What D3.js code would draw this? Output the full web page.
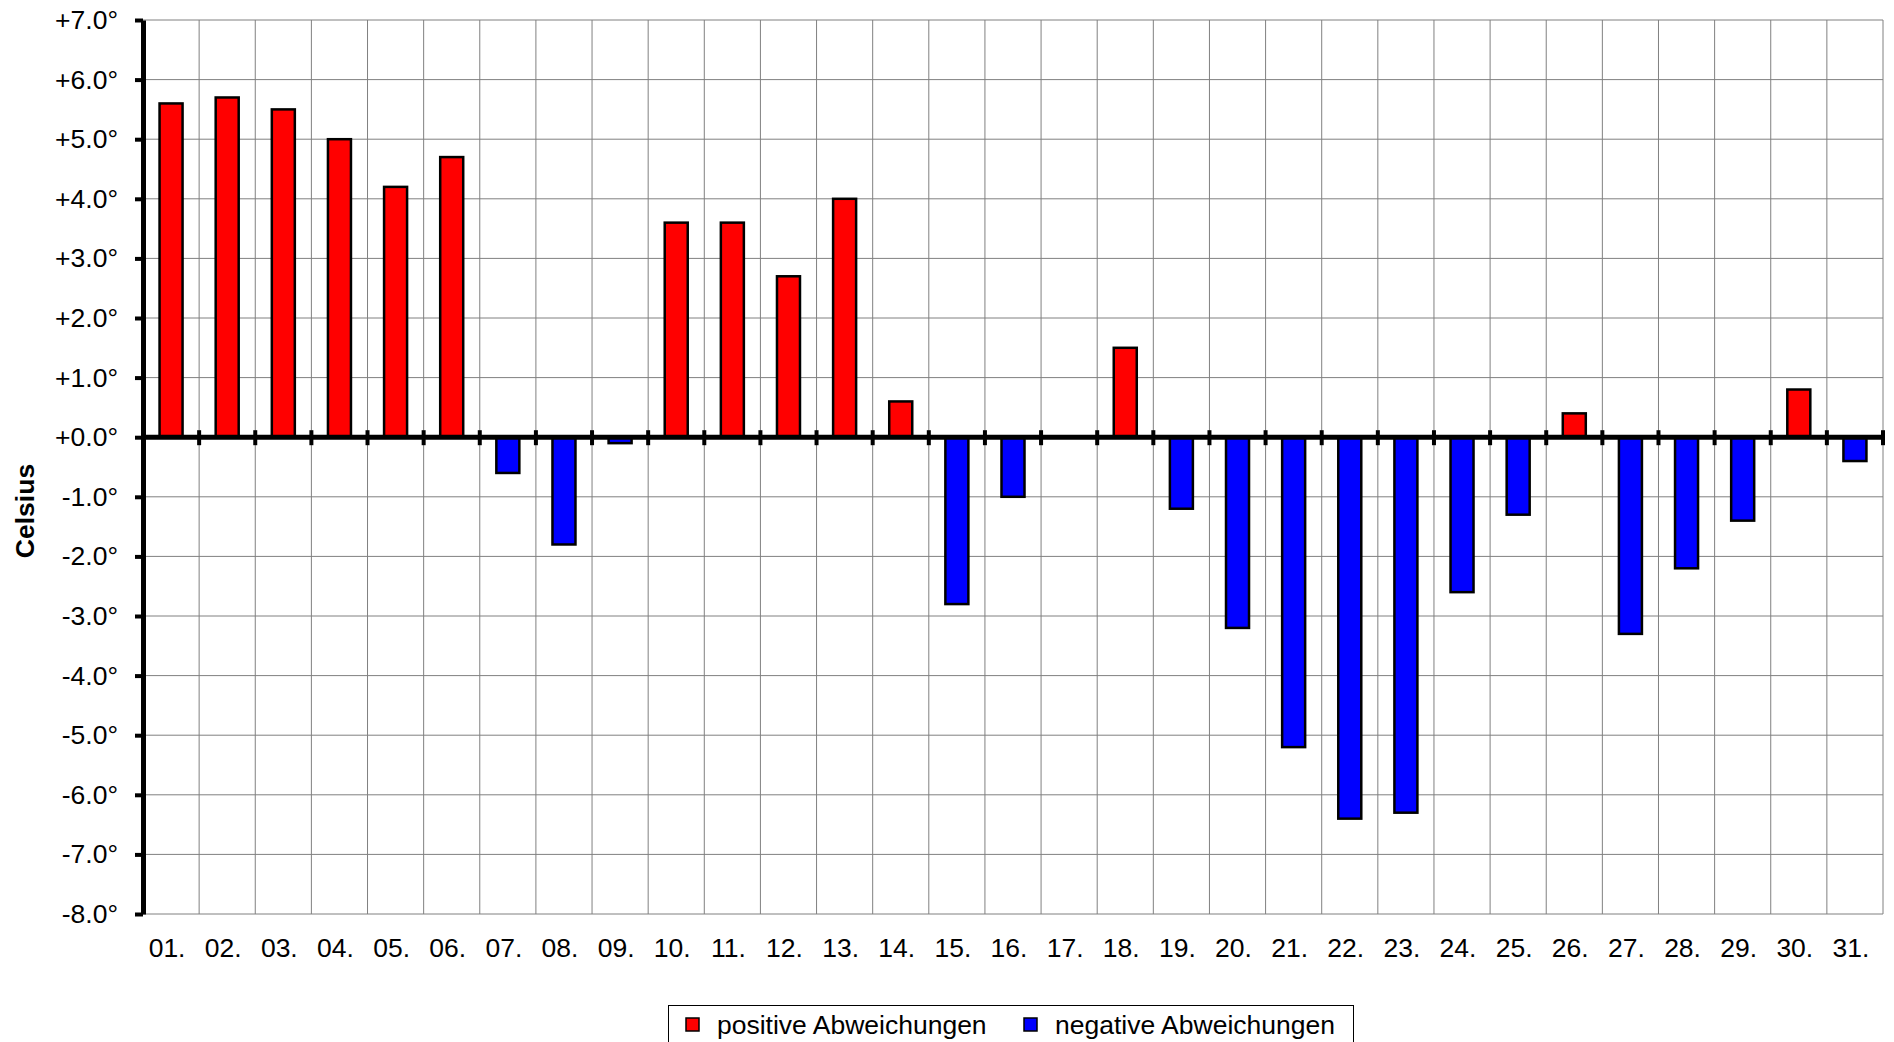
<!DOCTYPE html>
<html>
<head>
<meta charset="utf-8">
<script src="https://cdn.jsdelivr.net/npm/d3@7"></script>
<style>
  body { margin: 0; background: #fff; }
  text { font-family: "Liberation Sans", Arial, sans-serif; }
</style>
</head>
<body>
<script>
/** Data */
const days = ["01.", "02.", "03.", "04.", "05.", "06.", "07.", "08.", "09.", "10.",
  "11.", "12.", "13.", "14.", "15.", "16.", "17.", "18.", "19.", "20.",
  "21.", "22.", "23.", "24.", "25.", "26.", "27.", "28.", "29.", "30.", "31."];
const deviations = [5.6, 5.7, 5.5, 5.0, 4.2, 4.7, -0.6, -1.8, -0.1, 3.6,
  3.6, 2.7, 4.0, 0.6, -2.8, -1.0, 0, 1.5, -1.2, -3.2,
  -5.2, -6.4, -6.3, -2.6, -1.3, 0.4, -3.3, -2.2, -1.4, 0.8, -0.4];
const yTicks = [-8, -7, -6, -5, -4, -3, -2, -1, 0, 1, 2, 3, 4, 5, 6, 7];
const seriesNames = ["positive Abweichungen", "negative Abweichungen"];
const seriesColors = ["#ff0000", "#0000ff"];

/** Layout */
const width = 1894;
const height = 1042;
const plot = { left: 143, right: 1883, top: 20, bottom: 914 };
const fontSize = 26.5;

const svg = d3.select("body").append("svg")
  .attr("width", width)
  .attr("height", height);

const x = d3.scaleBand()
  .domain(days)
  .range([plot.left, plot.right])
  .paddingInner(0.59)
  .paddingOuter(0.295);

const y = d3.scaleLinear()
  .domain([-8, 7])
  .range([plot.bottom, plot.top]);

// boundaries between categories (for grid and zero-line ticks)
const bounds = d3.range(days.length + 1).map(i => plot.left + i * x.step());

// grid
svg.append("g").selectAll("line")
  .data(yTicks)
  .enter().append("line")
  .attr("x1", plot.left).attr("x2", plot.right)
  .attr("y1", d => y(d)).attr("y2", d => y(d))
  .attr("stroke", "#808080").attr("stroke-width", 1);

svg.append("g").selectAll("line")
  .data(bounds.slice(1))
  .enter().append("line")
  .attr("x1", d => d).attr("x2", d => d)
  .attr("y1", plot.top).attr("y2", plot.bottom)
  .attr("stroke", "#808080").attr("stroke-width", 1);

// bars
svg.append("g").selectAll("rect")
  .data(days.map((d, i) => ({ day: d, v: deviations[i] })).filter(d => d.v !== 0))
  .enter().append("rect")
  .attr("x", d => x(d.day))
  .attr("width", x.bandwidth())
  .attr("y", d => y(Math.max(0, d.v)))
  .attr("height", d => Math.abs(y(d.v) - y(0)))
  .attr("fill", d => d.v > 0 ? seriesColors[0] : seriesColors[1])
  .attr("stroke", "#000")
  .attr("stroke-width", 2.5);

// zero line with category ticks
svg.append("line")
  .attr("x1", plot.left).attr("x2", plot.right + 2)
  .attr("y1", y(0)).attr("y2", y(0))
  .attr("stroke", "#000").attr("stroke-width", 5);

svg.append("g").selectAll("line")
  .data(bounds.slice(1))
  .enter().append("line")
  .attr("x1", d => d).attr("x2", d => d)
  .attr("y1", y(0) - 7).attr("y2", y(0) + 8)
  .attr("stroke", "#000").attr("stroke-width", 4);

// y axis
const yAxis = svg.append("g")
  .attr("transform", "translate(" + plot.left + ",0)")
  .call(d3.axisLeft(y)
    .tickValues(yTicks)
    .tickSize(8)
    .tickSizeOuter(0)
    .tickPadding(17)
    .tickFormat(v => (v >= 0 ? "+" : "") + v.toFixed(1) + "°"));
yAxis.select(".domain").attr("stroke-width", 5);
yAxis.selectAll(".tick line").attr("stroke-width", 4);
yAxis.selectAll(".tick text")
  .attr("font-size", fontSize)
  .attr("font-family", "Liberation Sans, Arial, sans-serif")
  .attr("fill", "#000");

// x labels
svg.append("g").selectAll("text")
  .data(days)
  .enter().append("text")
  .attr("x", d => x(d) + x.bandwidth() / 2 - 4)
  .attr("y", 957)
  .attr("text-anchor", "middle")
  .attr("font-size", fontSize)
  .text(d => d);

// y title
svg.append("text")
  .attr("transform", "translate(34,511) rotate(-90)")
  .attr("text-anchor", "middle")
  .attr("font-size", fontSize)
  .attr("font-weight", "bold")
  .text("Celsius");

// legend
const legend = svg.append("g").attr("id", "legend");
legend.append("rect")
  .attr("x", 668.5).attr("y", 1005.5)
  .attr("width", 685).attr("height", 40)
  .attr("fill", "none").attr("stroke", "#000").attr("stroke-width", 1);

const legendX = [686, 1024];
seriesNames.forEach((name, i) => {
  legend.append("rect")
    .attr("x", legendX[i]).attr("y", 1018)
    .attr("width", 13).attr("height", 13)
    .attr("fill", seriesColors[i])
    .attr("stroke", "#000").attr("stroke-width", 1.5);
  legend.append("text")
    .attr("x", legendX[i] + 31)
    .attr("y", 1034)
    .attr("font-size", fontSize)
    .text(name);
});
</script>
</body>
</html>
-=-=-=-=-
■ **What you will do**
Reproduce the material word for word, minus the images.

■ **The reply**
What D3.js code would draw this? Output the full web page.
<!DOCTYPE html>
<html>
<head>
<meta charset="utf-8">
<script src="https://cdn.jsdelivr.net/npm/d3@7"></script>
<style>
  body { margin: 0; background: #fff; }
  text { font-family: "Liberation Sans", Arial, sans-serif; }
</style>
</head>
<body>
<script>
/** Data */
const days = ["01.", "02.", "03.", "04.", "05.", "06.", "07.", "08.", "09.", "10.",
  "11.", "12.", "13.", "14.", "15.", "16.", "17.", "18.", "19.", "20.",
  "21.", "22.", "23.", "24.", "25.", "26.", "27.", "28.", "29.", "30.", "31."];
const deviations = [5.6, 5.7, 5.5, 5.0, 4.2, 4.7, -0.6, -1.8, -0.1, 3.6,
  3.6, 2.7, 4.0, 0.6, -2.8, -1.0, 0, 1.5, -1.2, -3.2,
  -5.2, -6.4, -6.3, -2.6, -1.3, 0.4, -3.3, -2.2, -1.4, 0.8, -0.4];
const yTicks = [-8, -7, -6, -5, -4, -3, -2, -1, 0, 1, 2, 3, 4, 5, 6, 7];
const seriesNames = ["positive Abweichungen", "negative Abweichungen"];
const seriesColors = ["#ff0000", "#0000ff"];

/** Layout */
const width = 1894;
const height = 1042;
const plot = { left: 143, right: 1883, top: 20, bottom: 914 };
const fontSize = 26.5;

const svg = d3.select("body").append("svg")
  .attr("width", width)
  .attr("height", height);

const x = d3.scaleBand()
  .domain(days)
  .range([plot.left, plot.right])
  .paddingInner(0.59)
  .paddingOuter(0.295);

const y = d3.scaleLinear()
  .domain([-8, 7])
  .range([plot.bottom, plot.top]);

// boundaries between categories (for grid and zero-line ticks)
const bounds = d3.range(days.length + 1).map(i => plot.left + i * x.step());

// grid
svg.append("g").selectAll("line")
  .data(yTicks)
  .enter().append("line")
  .attr("x1", plot.left).attr("x2", plot.right)
  .attr("y1", d => y(d)).attr("y2", d => y(d))
  .attr("stroke", "#808080").attr("stroke-width", 1);

svg.append("g").selectAll("line")
  .data(bounds.slice(1))
  .enter().append("line")
  .attr("x1", d => d).attr("x2", d => d)
  .attr("y1", plot.top).attr("y2", plot.bottom)
  .attr("stroke", "#808080").attr("stroke-width", 1);

// bars
svg.append("g").selectAll("rect")
  .data(days.map((d, i) => ({ day: d, v: deviations[i] })).filter(d => d.v !== 0))
  .enter().append("rect")
  .attr("x", d => x(d.day))
  .attr("width", x.bandwidth())
  .attr("y", d => y(Math.max(0, d.v)))
  .attr("height", d => Math.abs(y(d.v) - y(0)))
  .attr("fill", d => d.v > 0 ? seriesColors[0] : seriesColors[1])
  .attr("stroke", "#000")
  .attr("stroke-width", 2.5);

// zero line with category ticks
svg.append("line")
  .attr("x1", plot.left).attr("x2", plot.right + 2)
  .attr("y1", y(0)).attr("y2", y(0))
  .attr("stroke", "#000").attr("stroke-width", 5);

svg.append("g").selectAll("line")
  .data(bounds.slice(1))
  .enter().append("line")
  .attr("x1", d => d).attr("x2", d => d)
  .attr("y1", y(0) - 7).attr("y2", y(0) + 8)
  .attr("stroke", "#000").attr("stroke-width", 4);

// y axis
const yAxis = svg.append("g")
  .attr("transform", "translate(" + plot.left + ",0)")
  .call(d3.axisLeft(y)
    .tickValues(yTicks)
    .tickSize(8)
    .tickSizeOuter(0)
    .tickPadding(17)
    .tickFormat(v => (v >= 0 ? "+" : "") + v.toFixed(1) + "°"));
yAxis.select(".domain").attr("stroke-width", 5);
yAxis.selectAll(".tick line").attr("stroke-width", 4);
yAxis.selectAll(".tick text")
  .attr("font-size", fontSize)
  .attr("font-family", "Liberation Sans, Arial, sans-serif")
  .attr("fill", "#000");

// x labels
svg.append("g").selectAll("text")
  .data(days)
  .enter().append("text")
  .attr("x", d => x(d) + x.bandwidth() / 2 - 4)
  .attr("y", 957)
  .attr("text-anchor", "middle")
  .attr("font-size", fontSize)
  .text(d => d);

// y title
svg.append("text")
  .attr("transform", "translate(34,511) rotate(-90)")
  .attr("text-anchor", "middle")
  .attr("font-size", fontSize)
  .attr("font-weight", "bold")
  .text("Celsius");

// legend
const legend = svg.append("g").attr("id", "legend");
legend.append("rect")
  .attr("x", 668.5).attr("y", 1005.5)
  .attr("width", 685).attr("height", 40)
  .attr("fill", "none").attr("stroke", "#000").attr("stroke-width", 1);

const legendX = [686, 1024];
seriesNames.forEach((name, i) => {
  legend.append("rect")
    .attr("x", legendX[i]).attr("y", 1018)
    .attr("width", 13).attr("height", 13)
    .attr("fill", seriesColors[i])
    .attr("stroke", "#000").attr("stroke-width", 1.5);
  legend.append("text")
    .attr("x", legendX[i] + 31)
    .attr("y", 1034)
    .attr("font-size", fontSize)
    .text(name);
});
</script>
</body>
</html>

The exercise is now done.